AppleはiPod nanoとiPod shuffleの販売を終了した。それまで両製品を紹介していたページにアクセスすると、購読型のストリーミング音楽サービス、Apple Musicの紹介ページへと飛ぶ。このリンク先も、両製品の終焉を象徴するようだった。
ただし、iPod nanoとiPod shuffleのDNAは、Appleが現在販売しているあるデバイスに引き継がれている。もっとも、そのデバイスもiPodと同じ理由で、進化しなければならない局面を迎えているのであるが。
デジタルミュージックプレイヤーであるiPodシリーズは2001年に登場した。ハードディスクとバッテリーを搭載するデバイスに、Mac(後にWindows PC)のiTunesから音楽を転送することで、CDやMD、カセットテープよりも膨大な曲数のデジタル音楽を持ち運ぶことができるようになった。続いて、より小型のハードディスクを搭載したカラフルなiPod miniが登場し、またカラーディスプレイを搭載するiPod photoなども発表された。そうしたラインアップ拡充の中で、フラッシュメモリーを備えたシリーズとして現れたたのがiPod nanoとiPod shuffleだった。

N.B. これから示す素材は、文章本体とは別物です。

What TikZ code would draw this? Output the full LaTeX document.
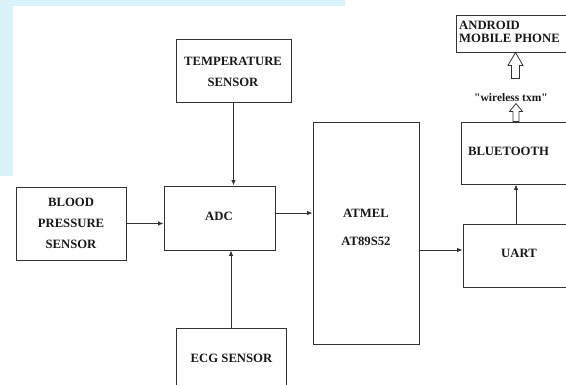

iPod nanoは、最も多くデザイン変更が施されたiPodだった。当初は横長のスクリーンを備えたiPod classicに似た、しかし非常に薄いデザインであった。暫くすると、iPod miniを彷彿とさせる細長いデザインが採用され、カメラまで搭載した。正方形のタッチディスプレイを備え手の平にすっぽりと収まるデザインにも変化した。最終的には、再び小さく細長いタッチスクリーンとBluetoothを備えた製品に落ち着いた。
またiPod shuffleは、ディスプレイを持たず、中に入っている音楽をシャッフル再生して楽しむのに特化した製品だった。最初はUSBメモリのようなデザインだったが、その後はクリップが搭載され、服に簡単に固定することができるようになった。身につけて楽しむウェアラブルミュージックプレイヤー、という位置づけだった。